An ultra-cool dwarf is a stellar or sub-stellar object that has an effective temperature lower than 2,700 K (2,430 °C; 4,400 °F).[1] This category of dwarf stars was introduced in 1997 by J. Davy Kirkpatrick, Todd J. Henry, and Michael J. Irwin. It originally included very low mass M-dwarf stars with spectral types of M7 but was later expanded to encompass stars ranging from the coldest known to brown dwarfs as cool as spectral type T6.5. Altogether, ultra-cool dwarfs represent about 15% of the astronomical objects in the stellar neighborhood of the Sun.[2] One of the best known examples is TRAPPIST-1.[3]
Models of the formation of planets suggest that due to their low masses and the small size of their proto-planetary disks, these stars could host a relatively abundant population of terrestrial planets ranging from Mercury-sized to Earth-sized bodies, rather than a population of super-Earths and Jupiter-massed planets. The discovery of the TRAPPIST-1 planetary system, consisting of seven Earth-sized planets, would appear to validate this accretion model.[4]

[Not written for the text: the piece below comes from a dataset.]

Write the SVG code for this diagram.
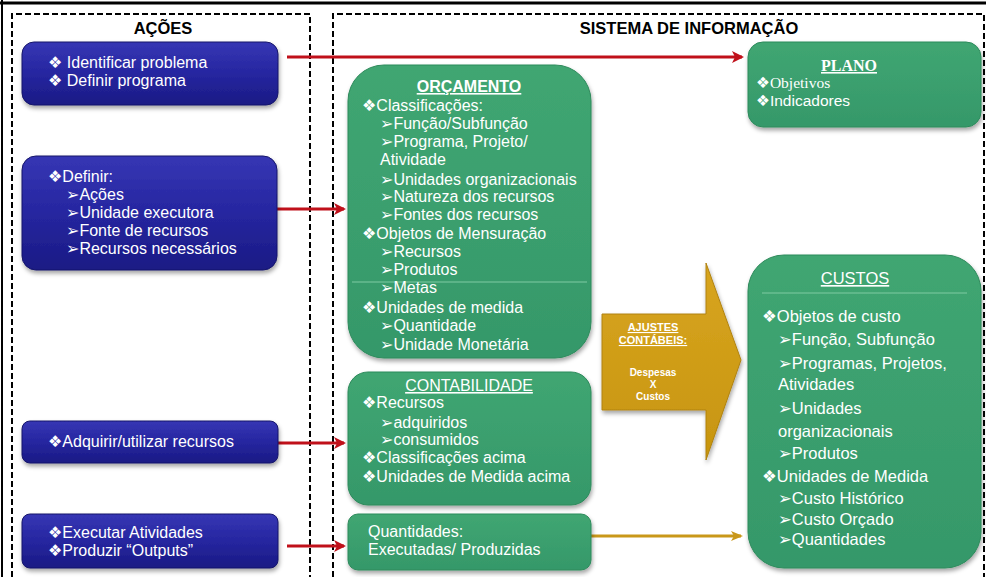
<svg xmlns="http://www.w3.org/2000/svg" width="986" height="577" viewBox="0 0 986 577">
<style>
  text { font-family: "Liberation Sans", "DejaVu Sans", Arial, sans-serif; fill: #ffffff; }
  .t { font-size: 16px; }
  .c { font-size: 16.5px; }
  .hdr { font-size: 16.5px; font-weight: bold; fill: #000000; }
  .ttl { font-size: 16px; text-decoration: underline; }
  .blue { fill: url(#gBlue); stroke: #15156a; stroke-width: 1; filter: url(#sh); }
  .green { fill: url(#gGreen); stroke: #2d8a5b; stroke-width: 1; filter: url(#sh); }
  .dash { fill: none; stroke: #000; stroke-width: 2; stroke-dasharray: 6 3; }
  .red { stroke: #c0101a; stroke-width: 3; fill: none; marker-end: url(#ar); }
  .gold { stroke: #c9981a; stroke-width: 3; fill: none; marker-end: url(#ag); }
  .gl { stroke: #7fcaa3; stroke-width: 1; }
</style>
<defs>
  <linearGradient id="gBlue" x1="0" y1="0" x2="0" y2="1">
    <stop offset="0" stop-color="#3636b4"/>
    <stop offset="0.5" stop-color="#2626a0"/>
    <stop offset="1" stop-color="#1a1a84"/>
  </linearGradient>
  <linearGradient id="gGreen" x1="0" y1="0" x2="0" y2="1">
    <stop offset="0" stop-color="#40a672"/>
    <stop offset="1" stop-color="#35986a"/>
  </linearGradient>
  <linearGradient id="gGold" x1="0" y1="0" x2="0" y2="1">
    <stop offset="0" stop-color="#d8a520"/>
    <stop offset="1" stop-color="#c7950f"/>
  </linearGradient>
  <filter id="sh" x="-10%" y="-10%" width="120%" height="130%">
    <feDropShadow dx="1" dy="3" stdDeviation="2" flood-color="#000" flood-opacity="0.35"/>
  </filter>
  <marker id="ar" markerWidth="12" markerHeight="12" refX="10" refY="6" orient="auto" markerUnits="userSpaceOnUse">
    <path d="M0,0 L12,6 L0,12 L3,6 Z" fill="#c0101a"/>
  </marker>
  <marker id="ag" markerWidth="12" markerHeight="10" refX="10" refY="5" orient="auto" markerUnits="userSpaceOnUse">
    <path d="M0,0 L12,5 L0,10 L3,5 Z" fill="#c9981a"/>
  </marker>
</defs>
<rect x="0" y="0" width="986" height="577" fill="#ffffff"/>
<line x1="0" y1="3" x2="986" y2="3" stroke="#000" stroke-width="3"/>
<line x1="2" y1="0" x2="2" y2="577" stroke="#000" stroke-width="2"/>

<g id="acoes-panel">
  <path class="dash" d="M12,577 L12,14 L310,14 L310,577"/>
  <text class="hdr" x="163" y="34" text-anchor="middle">AÇÕES</text>
</g>
<g id="sistema-panel">
  <path class="dash" d="M333,577 L333,14 L984,14 L984,577"/>
  <text class="hdr" x="689" y="34" text-anchor="middle">SISTEMA DE INFORMAÇÃO</text>
</g>

<g id="connectors">
  <line class="red" x1="287" y1="57" x2="742" y2="57"/>
  <line class="red" x1="277" y1="209" x2="344" y2="209"/>
  <line class="red" x1="278" y1="443" x2="344" y2="443"/>
  <line class="red" x1="287" y1="546" x2="344" y2="546"/>
  <line class="gold" x1="591" y1="536" x2="741" y2="536"/>
</g>

<g id="a1">
  <rect class="blue" x="22" y="42" width="256" height="63" rx="12"/>
  <text class="t" x="48" y="68">❖ Identificar problema</text>
  <text class="t" x="48" y="86">❖ Definir programa</text>
</g>
<g id="a2">
  <rect class="blue" x="22" y="156" width="255" height="114" rx="14"/>
  <text class="t" x="48" y="182">❖Definir:</text>
  <text class="t" x="66" y="200">➢Ações</text>
  <text class="t" x="66" y="218">➢Unidade executora</text>
  <text class="t" x="66" y="236">➢Fonte de recursos</text>
  <text class="t" x="66" y="254">➢Recursos necessários</text>
</g>
<g id="a3">
  <rect class="blue" x="22" y="421" width="256" height="42" rx="8"/>
  <text class="t" x="48" y="447">❖Adquirir/utilizar recursos</text>
</g>
<g id="a4">
  <rect class="blue" x="22" y="514" width="256" height="54" rx="8"/>
  <text class="t" x="48" y="538">❖Executar Atividades</text>
  <text class="t" x="48" y="556">❖Produzir “Outputs”</text>
</g>

<g id="orcamento">
  <rect class="green" x="348" y="65" width="243" height="293" rx="36"/>
  <line class="gl" x1="352" y1="282" x2="587" y2="282"/>
  <text class="ttl" x="469" y="92" text-anchor="middle" font-weight="bold">ORÇAMENTO</text>
  <text class="t" x="362" y="111">❖Classificações:</text>
  <text class="t" x="380" y="129">➢Função/Subfunção</text>
  <text class="t" x="380" y="147">➢Programa, Projeto/</text>
  <text class="t" x="380" y="165">Atividade</text>
  <text class="t" x="380" y="185">➢Unidades organizacionais</text>
  <text class="t" x="380" y="202">➢Natureza dos recursos</text>
  <text class="t" x="380" y="220">➢Fontes dos recursos</text>
  <text class="t" x="362" y="239">❖Objetos de Mensuração</text>
  <text class="t" x="380" y="257">➢Recursos</text>
  <text class="t" x="380" y="275">➢Produtos</text>
  <text class="t" x="380" y="293">➢Metas</text>
  <text class="t" x="362" y="313">❖Unidades de medida</text>
  <text class="t" x="380" y="331">➢Quantidade</text>
  <text class="t" x="380" y="350">➢Unidade Monetária</text>
</g>

<g id="contabilidade">
  <rect class="green" x="348" y="372" width="243" height="133" rx="20"/>
  <text class="ttl" x="469" y="391" text-anchor="middle">CONTABILIDADE</text>
  <text class="t" x="362" y="408">❖Recursos</text>
  <text class="t" x="380" y="428">➢adquiridos</text>
  <text class="t" x="380" y="445">➢consumidos</text>
  <text class="t" x="362" y="463">❖Classificações acima</text>
  <text class="t" x="362" y="482">❖Unidades de Medida acima</text>
</g>

<g id="quantidades">
  <rect class="green" x="348" y="514" width="243" height="56" rx="10"/>
  <text class="t" x="368" y="537">Quantidades:</text>
  <text class="t" x="368" y="555">Executadas/ Produzidas</text>
</g>

<g id="ajustes">
  <path d="M602,314 L706,314 L706,263 L741,360 L706,460 L706,410 L602,410 Z" fill="url(#gGold)" stroke="#b08210" stroke-width="1" filter="url(#sh)"/>
  <text x="653" y="331" text-anchor="middle" font-size="11" font-weight="bold" text-decoration="underline">AJUSTES</text>
  <text x="653" y="344" text-anchor="middle" font-size="11" font-weight="bold" text-decoration="underline">CONTÁBEIS:</text>
  <text x="653" y="376" text-anchor="middle" font-size="10" font-weight="bold">Despesas</text>
  <text x="653" y="388" text-anchor="middle" font-size="10" font-weight="bold">X</text>
  <text x="653" y="400" text-anchor="middle" font-size="10" font-weight="bold">Custos</text>
</g>

<g id="plano">
  <rect class="green" x="748" y="42" width="233" height="85" rx="15"/>
  <text x="849" y="71" text-anchor="middle" font-size="16" font-weight="bold" text-decoration="underline" style="font-family:'Liberation Serif', serif">PLANO</text>
  <text x="756" y="88" font-size="15.5" style="font-family:'Liberation Serif', 'DejaVu Sans', serif">❖Objetivos</text>
  <text x="756" y="106" font-size="15.5">❖Indicadores</text>
</g>

<g id="custos">
  <rect class="green" x="748" y="255" width="233" height="313" rx="36"/>
  <line class="gl" x1="762" y1="293" x2="967" y2="293"/>
  <text class="ttl" x="855" y="284" text-anchor="middle" style="font-size:16.5px">CUSTOS</text>
  <text class="c" x="762" y="322">❖Objetos de custo</text>
  <text class="c" x="778" y="345">➢Função, Subfunção</text>
  <text class="c" x="778" y="369">➢Programas, Projetos,</text>
  <text class="c" x="778" y="390">Atividades</text>
  <text class="c" x="778" y="414">➢Unidades</text>
  <text class="c" x="778" y="437">organizacionais</text>
  <text class="c" x="778" y="459">➢Produtos</text>
  <text class="c" x="762" y="482">❖Unidades de Medida</text>
  <text class="c" x="778" y="504">➢Custo Histórico</text>
  <text class="c" x="778" y="525">➢Custo Orçado</text>
  <text class="c" x="778" y="545">➢Quantidades</text>
</g>
</svg>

Due to their slow hydrogen fusion, when compared to other types of low-mass stars the life spans of ultra-cool dwarfs are estimated to be at least several hundred billion years, with the smallest among them living for about 12 trillion years. As the age of the universe is only 13.8 billion years, all ultra-cool dwarf stars are therefore in the early portions of their life-cycles. Models predict that at the ends of their lives the smallest of these stars will become blue dwarfs rather than expanding into red giants.[5]